We need a rocker before the tear-jerker finale and, yes, it needs to be this one.

“Don’t Stop Now”

And here it is, the last song. Since Guided by Voices don’t play the same set every night, fans had a good time speculating about what song would close out the circus. “Smothered in Hugs” was the most frequent set ender on this tour, with the occasional “I Am a Scientist” and “Motor Away”, but I think we all knew it had to be this one. It truly is “the ballad of Guided by Voices”, as Pollard calls it. Bands break up, but music lives forever and “Don’t Stop Now” here is a funeral for something that is never going to die.

By the end, lead guitarist Doug Gillard and drummer Kevin March are solid steel, bassist Chris Slusarenko somehow seems like he could go for a few more songs and is ready to form Boston Spaceships already, second guitarist Nate Farley looks like he will do the collapse as soon as he gets backstage, Bob is stinking and unafraid, and in the audience the dry eyes are few.

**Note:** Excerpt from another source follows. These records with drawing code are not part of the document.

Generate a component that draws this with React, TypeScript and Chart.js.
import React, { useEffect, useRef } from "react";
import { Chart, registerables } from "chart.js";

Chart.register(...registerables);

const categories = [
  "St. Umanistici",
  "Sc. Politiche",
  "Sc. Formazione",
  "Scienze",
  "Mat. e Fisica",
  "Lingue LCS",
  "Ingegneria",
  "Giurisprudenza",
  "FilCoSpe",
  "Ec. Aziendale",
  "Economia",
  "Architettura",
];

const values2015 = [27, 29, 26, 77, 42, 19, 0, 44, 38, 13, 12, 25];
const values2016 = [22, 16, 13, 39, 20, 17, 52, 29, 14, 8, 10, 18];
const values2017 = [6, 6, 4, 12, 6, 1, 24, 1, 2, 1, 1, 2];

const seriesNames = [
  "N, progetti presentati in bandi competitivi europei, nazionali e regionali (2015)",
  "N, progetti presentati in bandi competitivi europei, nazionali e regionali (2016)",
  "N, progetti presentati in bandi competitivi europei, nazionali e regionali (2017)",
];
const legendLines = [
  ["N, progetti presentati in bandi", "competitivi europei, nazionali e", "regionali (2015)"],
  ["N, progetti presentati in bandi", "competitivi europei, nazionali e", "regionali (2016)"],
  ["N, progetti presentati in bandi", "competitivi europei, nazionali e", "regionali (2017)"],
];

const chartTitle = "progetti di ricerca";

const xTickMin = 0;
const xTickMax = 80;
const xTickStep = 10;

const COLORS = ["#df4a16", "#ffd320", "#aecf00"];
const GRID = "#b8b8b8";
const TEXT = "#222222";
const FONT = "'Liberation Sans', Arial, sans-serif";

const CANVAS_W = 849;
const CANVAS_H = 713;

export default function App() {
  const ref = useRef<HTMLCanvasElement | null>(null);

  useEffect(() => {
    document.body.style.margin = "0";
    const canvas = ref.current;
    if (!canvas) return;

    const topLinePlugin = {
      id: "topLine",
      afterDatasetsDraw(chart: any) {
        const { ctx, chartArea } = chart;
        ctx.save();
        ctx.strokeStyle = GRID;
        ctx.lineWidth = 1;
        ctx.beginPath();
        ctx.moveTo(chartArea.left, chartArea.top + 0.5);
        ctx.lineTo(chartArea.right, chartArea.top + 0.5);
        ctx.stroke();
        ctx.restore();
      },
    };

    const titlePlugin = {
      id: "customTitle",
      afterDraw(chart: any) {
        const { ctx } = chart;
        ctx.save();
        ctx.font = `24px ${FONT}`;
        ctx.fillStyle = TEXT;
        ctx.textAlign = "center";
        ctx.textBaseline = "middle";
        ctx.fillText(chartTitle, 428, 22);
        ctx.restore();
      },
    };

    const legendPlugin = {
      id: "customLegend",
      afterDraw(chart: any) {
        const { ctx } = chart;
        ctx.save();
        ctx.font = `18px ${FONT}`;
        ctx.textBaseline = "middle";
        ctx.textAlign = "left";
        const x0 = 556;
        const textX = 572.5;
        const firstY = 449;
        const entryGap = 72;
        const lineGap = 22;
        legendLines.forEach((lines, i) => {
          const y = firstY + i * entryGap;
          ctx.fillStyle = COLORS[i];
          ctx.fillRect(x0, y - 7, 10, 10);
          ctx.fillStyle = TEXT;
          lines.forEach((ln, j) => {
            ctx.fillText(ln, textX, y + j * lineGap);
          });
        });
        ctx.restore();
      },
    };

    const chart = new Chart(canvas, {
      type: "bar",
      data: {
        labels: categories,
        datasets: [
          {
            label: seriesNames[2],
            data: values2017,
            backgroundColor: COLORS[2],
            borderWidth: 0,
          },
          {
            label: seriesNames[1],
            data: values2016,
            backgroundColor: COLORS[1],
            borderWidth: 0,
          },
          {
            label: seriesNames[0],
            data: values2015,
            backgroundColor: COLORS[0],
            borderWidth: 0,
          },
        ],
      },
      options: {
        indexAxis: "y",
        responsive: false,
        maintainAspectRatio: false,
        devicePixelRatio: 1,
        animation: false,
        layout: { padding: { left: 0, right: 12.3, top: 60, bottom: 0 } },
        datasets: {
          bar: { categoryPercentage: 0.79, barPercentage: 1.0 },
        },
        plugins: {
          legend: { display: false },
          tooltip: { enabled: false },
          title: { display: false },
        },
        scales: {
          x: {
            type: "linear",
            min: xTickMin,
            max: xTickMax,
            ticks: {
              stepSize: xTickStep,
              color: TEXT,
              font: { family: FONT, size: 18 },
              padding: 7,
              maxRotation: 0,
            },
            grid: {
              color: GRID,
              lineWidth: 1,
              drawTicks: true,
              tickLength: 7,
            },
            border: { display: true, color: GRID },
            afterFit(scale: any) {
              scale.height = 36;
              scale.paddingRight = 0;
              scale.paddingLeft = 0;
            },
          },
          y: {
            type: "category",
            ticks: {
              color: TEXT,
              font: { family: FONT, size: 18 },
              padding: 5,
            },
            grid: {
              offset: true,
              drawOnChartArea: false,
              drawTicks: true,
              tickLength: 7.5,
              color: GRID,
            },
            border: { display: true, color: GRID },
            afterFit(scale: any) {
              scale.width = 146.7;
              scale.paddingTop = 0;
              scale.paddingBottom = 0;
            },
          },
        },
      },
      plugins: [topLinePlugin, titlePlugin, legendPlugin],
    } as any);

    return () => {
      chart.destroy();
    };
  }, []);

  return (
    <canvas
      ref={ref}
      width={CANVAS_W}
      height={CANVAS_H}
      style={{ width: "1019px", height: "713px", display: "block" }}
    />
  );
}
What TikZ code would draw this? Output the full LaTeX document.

So, goodbye to this version of Guided by Voices. They were the most capable and dedicated road warriors that Pollard has ever worked with. This band was hell-bent on giving the crowd their money’s worth and more. They exhausted you. They exhausted themselves. They did the classic rock thing in which they recorded an album every year and then went on a big, grueling tour and left a smoking crater behind at every club, pulling off huge sets of new songs, old songs, and even crazy stuff from Pollard’s latest solo records and side projects.

They were golden times. I’m glad that I was there for some of it and I will always appreciate that this DVD allows me to pretend that I was there for the very last of it.